We are reader-supported. When you buy through links on our site, we may earn an affiliate commission.
A new job, the desire to live closer to family or wanting a fresh start are common reasons why people move around. Planning a move is, of course, exciting and nerve-wracking, requiring plenty of considerations.
Before packing your belongings and signing a lease, examining a city’s livability is essential. Where will you reside? Do you have a job lined up? You might need to consider making a few sacrifices to tie you over financially as you settle in.
Depending on where you’re moving, you’ll need to figure out the cost of living for that area. But what is “cost of living” and can you cover the expenses?

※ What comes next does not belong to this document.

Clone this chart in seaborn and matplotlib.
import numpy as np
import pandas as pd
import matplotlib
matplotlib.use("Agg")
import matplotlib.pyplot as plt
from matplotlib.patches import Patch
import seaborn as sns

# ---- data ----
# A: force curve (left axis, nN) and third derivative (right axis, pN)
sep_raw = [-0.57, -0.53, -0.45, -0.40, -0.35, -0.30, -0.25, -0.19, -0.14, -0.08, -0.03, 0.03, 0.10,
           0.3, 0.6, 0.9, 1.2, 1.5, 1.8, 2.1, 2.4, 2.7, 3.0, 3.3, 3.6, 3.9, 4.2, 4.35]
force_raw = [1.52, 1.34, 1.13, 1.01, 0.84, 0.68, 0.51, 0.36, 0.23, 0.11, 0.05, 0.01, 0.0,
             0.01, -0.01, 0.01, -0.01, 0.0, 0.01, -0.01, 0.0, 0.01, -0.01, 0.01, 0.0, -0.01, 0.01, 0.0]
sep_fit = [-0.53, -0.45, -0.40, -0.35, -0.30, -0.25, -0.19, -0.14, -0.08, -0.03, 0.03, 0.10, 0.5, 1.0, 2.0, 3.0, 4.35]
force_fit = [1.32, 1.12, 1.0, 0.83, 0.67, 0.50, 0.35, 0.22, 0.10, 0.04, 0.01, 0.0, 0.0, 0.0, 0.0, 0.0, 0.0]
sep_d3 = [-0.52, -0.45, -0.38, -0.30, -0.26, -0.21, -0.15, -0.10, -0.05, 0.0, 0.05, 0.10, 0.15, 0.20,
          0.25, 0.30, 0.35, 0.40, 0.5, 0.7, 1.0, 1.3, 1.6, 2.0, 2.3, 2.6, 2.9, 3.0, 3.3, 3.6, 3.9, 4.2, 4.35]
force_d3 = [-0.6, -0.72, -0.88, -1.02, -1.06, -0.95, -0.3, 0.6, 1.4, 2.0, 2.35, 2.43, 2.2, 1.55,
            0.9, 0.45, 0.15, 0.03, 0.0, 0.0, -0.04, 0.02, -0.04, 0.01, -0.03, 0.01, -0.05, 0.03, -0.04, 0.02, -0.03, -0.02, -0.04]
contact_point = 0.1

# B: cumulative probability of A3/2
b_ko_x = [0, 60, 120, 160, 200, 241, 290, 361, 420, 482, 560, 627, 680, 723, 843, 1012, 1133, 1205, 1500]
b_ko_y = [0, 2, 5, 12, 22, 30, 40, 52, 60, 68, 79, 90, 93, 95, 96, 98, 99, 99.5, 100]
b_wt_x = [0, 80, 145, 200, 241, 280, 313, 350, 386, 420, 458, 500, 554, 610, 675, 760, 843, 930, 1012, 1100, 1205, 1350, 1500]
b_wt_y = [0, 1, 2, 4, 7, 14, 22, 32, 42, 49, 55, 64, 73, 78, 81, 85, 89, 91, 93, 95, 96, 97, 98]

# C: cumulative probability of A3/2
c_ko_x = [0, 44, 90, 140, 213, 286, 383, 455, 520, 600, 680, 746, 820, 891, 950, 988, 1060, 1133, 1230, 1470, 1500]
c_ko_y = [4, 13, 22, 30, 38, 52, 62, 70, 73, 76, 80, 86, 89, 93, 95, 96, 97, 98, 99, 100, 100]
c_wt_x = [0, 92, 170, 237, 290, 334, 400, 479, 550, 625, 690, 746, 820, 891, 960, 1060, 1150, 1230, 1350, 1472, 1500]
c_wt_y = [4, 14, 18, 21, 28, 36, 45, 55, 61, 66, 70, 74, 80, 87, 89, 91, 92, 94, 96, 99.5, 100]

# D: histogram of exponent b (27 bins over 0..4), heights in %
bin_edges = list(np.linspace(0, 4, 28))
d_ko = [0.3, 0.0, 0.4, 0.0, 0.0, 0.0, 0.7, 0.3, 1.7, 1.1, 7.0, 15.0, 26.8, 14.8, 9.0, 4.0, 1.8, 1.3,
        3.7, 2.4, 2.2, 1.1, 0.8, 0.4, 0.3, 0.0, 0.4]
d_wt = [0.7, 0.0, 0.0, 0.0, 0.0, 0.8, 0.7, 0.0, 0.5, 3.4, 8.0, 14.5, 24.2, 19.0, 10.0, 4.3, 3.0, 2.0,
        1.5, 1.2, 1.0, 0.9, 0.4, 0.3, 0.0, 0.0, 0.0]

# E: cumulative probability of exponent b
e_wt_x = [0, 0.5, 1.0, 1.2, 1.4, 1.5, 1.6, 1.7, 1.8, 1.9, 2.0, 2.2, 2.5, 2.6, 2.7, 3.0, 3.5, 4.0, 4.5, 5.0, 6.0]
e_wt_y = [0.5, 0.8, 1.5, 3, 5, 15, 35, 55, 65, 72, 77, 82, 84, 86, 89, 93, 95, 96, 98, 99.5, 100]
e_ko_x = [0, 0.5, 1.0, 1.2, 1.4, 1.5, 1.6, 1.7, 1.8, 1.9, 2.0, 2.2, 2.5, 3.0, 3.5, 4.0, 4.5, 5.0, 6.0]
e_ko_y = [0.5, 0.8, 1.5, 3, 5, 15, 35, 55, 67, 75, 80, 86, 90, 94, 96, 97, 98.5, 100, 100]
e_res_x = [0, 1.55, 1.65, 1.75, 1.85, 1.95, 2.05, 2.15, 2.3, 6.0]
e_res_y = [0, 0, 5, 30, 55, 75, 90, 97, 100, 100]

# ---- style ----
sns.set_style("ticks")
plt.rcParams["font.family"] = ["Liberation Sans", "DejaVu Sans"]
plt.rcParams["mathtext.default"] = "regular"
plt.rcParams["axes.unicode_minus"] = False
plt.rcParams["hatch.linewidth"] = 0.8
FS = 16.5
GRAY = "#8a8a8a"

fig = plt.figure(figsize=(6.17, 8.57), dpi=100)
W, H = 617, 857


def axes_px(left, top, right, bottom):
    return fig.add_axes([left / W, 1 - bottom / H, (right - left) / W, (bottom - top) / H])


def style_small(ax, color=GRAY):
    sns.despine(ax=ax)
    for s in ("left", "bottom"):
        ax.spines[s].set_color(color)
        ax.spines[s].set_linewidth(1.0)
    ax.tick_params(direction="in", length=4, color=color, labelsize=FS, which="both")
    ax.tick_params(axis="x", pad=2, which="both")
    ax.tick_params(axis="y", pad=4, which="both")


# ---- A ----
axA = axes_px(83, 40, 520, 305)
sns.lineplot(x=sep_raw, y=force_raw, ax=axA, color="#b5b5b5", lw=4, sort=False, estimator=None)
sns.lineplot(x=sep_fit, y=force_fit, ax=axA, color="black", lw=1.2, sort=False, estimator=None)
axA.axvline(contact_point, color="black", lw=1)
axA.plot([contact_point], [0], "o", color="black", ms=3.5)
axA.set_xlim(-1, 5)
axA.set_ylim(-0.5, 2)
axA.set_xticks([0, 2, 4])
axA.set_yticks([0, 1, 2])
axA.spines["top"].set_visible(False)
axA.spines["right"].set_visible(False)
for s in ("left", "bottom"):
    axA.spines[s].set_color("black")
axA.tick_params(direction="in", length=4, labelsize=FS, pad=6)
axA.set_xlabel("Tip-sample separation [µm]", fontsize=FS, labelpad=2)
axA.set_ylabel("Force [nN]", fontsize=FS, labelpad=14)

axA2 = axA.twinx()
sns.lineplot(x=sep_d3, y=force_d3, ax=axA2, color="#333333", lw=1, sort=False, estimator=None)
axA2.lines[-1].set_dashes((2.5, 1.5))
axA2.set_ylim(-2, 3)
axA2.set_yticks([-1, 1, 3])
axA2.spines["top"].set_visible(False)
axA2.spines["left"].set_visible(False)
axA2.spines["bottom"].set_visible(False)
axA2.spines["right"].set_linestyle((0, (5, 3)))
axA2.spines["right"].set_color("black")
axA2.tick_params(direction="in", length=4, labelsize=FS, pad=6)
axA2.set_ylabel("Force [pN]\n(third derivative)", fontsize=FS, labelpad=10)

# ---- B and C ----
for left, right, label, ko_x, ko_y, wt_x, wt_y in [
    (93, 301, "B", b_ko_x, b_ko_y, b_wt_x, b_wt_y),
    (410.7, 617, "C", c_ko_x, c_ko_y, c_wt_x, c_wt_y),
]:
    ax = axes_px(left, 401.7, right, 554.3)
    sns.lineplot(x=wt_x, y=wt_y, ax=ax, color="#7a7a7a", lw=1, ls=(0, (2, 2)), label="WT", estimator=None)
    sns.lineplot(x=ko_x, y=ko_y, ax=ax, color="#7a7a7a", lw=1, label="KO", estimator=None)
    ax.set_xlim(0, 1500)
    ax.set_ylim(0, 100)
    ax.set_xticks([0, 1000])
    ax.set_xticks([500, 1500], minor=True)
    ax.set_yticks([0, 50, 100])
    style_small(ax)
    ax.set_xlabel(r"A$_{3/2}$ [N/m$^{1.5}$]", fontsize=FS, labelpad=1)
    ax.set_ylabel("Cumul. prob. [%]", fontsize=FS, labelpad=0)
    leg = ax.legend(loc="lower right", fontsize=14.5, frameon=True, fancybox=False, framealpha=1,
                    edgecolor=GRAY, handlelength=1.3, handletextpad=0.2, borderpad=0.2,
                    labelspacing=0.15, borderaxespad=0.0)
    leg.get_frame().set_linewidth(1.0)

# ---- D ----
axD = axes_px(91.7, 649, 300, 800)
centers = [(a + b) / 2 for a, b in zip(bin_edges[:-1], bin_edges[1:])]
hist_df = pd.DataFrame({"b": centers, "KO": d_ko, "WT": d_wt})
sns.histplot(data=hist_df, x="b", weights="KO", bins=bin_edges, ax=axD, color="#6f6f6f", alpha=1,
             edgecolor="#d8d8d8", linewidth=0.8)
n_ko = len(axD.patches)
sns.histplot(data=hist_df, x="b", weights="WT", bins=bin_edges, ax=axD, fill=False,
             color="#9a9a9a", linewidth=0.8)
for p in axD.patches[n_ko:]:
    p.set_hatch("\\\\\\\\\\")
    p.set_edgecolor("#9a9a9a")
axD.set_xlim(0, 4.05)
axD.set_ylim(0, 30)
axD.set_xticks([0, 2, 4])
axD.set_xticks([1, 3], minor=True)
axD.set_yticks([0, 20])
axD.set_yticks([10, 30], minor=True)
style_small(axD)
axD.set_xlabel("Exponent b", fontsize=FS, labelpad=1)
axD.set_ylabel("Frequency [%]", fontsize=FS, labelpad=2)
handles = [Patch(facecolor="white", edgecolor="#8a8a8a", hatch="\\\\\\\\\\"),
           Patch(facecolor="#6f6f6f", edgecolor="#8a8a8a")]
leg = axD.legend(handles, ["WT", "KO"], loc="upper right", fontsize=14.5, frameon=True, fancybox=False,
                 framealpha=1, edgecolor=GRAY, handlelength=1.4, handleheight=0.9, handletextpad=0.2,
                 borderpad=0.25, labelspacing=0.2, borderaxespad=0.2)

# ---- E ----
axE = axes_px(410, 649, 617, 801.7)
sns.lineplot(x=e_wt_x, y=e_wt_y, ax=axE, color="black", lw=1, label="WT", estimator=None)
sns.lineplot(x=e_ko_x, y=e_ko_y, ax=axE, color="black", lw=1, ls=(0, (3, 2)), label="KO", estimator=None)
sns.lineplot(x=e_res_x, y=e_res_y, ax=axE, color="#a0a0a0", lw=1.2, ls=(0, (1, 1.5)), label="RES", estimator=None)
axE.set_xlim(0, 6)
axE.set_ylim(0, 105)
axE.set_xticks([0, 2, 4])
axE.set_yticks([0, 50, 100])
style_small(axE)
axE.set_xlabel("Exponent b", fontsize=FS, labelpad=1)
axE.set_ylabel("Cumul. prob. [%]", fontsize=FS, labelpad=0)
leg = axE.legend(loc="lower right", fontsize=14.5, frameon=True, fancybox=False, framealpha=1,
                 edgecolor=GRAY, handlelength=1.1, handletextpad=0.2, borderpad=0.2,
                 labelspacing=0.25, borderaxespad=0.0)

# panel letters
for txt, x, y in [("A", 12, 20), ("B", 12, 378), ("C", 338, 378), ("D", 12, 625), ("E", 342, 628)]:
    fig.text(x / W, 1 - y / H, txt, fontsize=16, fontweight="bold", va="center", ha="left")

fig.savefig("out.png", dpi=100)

Defining Cost of Living and What It Includes
Cost of living is the money you need to maintain a certain lifestyle in a particular location. Expenses usually comprise housing expenditures, taxes, groceries, health care, education, entertainment and amenities, clothing and transportation.

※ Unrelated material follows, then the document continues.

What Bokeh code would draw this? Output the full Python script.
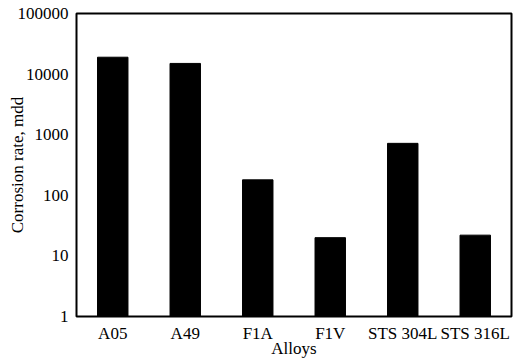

The cost of living in major cities is much higher than in the suburbs or rural communities. This is because cities usually have something that attracts crowds — larger populations drive up expenses. From an economic point of view, city dwellers are generally more capable of and willing to pay higher prices for scarce goods, balancing the distribution of resources.
For example, Honolulu, Hawaii, is the most expensive city in the United States, primarily because its seclusion makes it more difficult and costly to import and allocate goods and services.
New York City is another example of a large population demanding scarce goods. It’s expensive to deliver resources to Manhattan — a 5-axle truck pays a $110 toll to cross the George Washington Bridge — and you’re not going to find a Walmart Supercenter until you reach New Jersey, meaning smaller grocery stores with fewer items.
Your income is a determining factor in whether or not you can afford to live in different areas. However, as the cost of living has skyrocketed in 2022 due to rising gas prices, grocery costs and inflation, more people are finding their incomes no longer cover everything they need to maintain their lifestyles. Currently, 75% of middle-income Americans cannot keep up with their cost of living.
Calculating the Cost of Living
You can calculate the cost of living by comparing the prices of the essentials, such as groceries, taxes and health care — according to spending habits and location — between multiple areas.
Consider that housing costs account for the most substantial living expenses, eating into most of your budget. According to the U.S. Bureau of Labor Statistics (BLS) December 2021 Consumer Expenditure report, 34.9% of Americans’ incomes went toward housing in 2020.
Online tools provide an easy way to compare livability between two cities, giving insight into how much you need to earn in your new city based on your current lifestyle and spending habits. Cost calculators also list the costs of goods and services between both locations.
For example, a movie ticket costs $10.64 in Raleigh, North Carolina and $14.12 per ticket in Boston, Massachusetts. Likewise, a loaf of bread costs $3.74 in Pensacola, Florida and $4.51 in Hartford, Connecticut. Avid moviegoers may have difficulty affording entertainment if moving to Boston from Raleigh while relocating from Connecticut to Florida is undoubtedly a better cost of living.
If you’re planning to make a move soon, consider other expenses you’ll need to cover in addition to the cost of living. About 40% of Americans miscalculate moving expenses and forget to account for having to restock food items, turn on utilities, deposit fees for rentals and Cobra or individual medical insurance if changing jobs.
Factor in the Cost of Living Before Moving to a New City
One of the worst financial decisions you can make is moving to a new city you can’t afford. Taking the time to analyze the cost differences and figure out where you can save in your typical spending habits will help you along the way.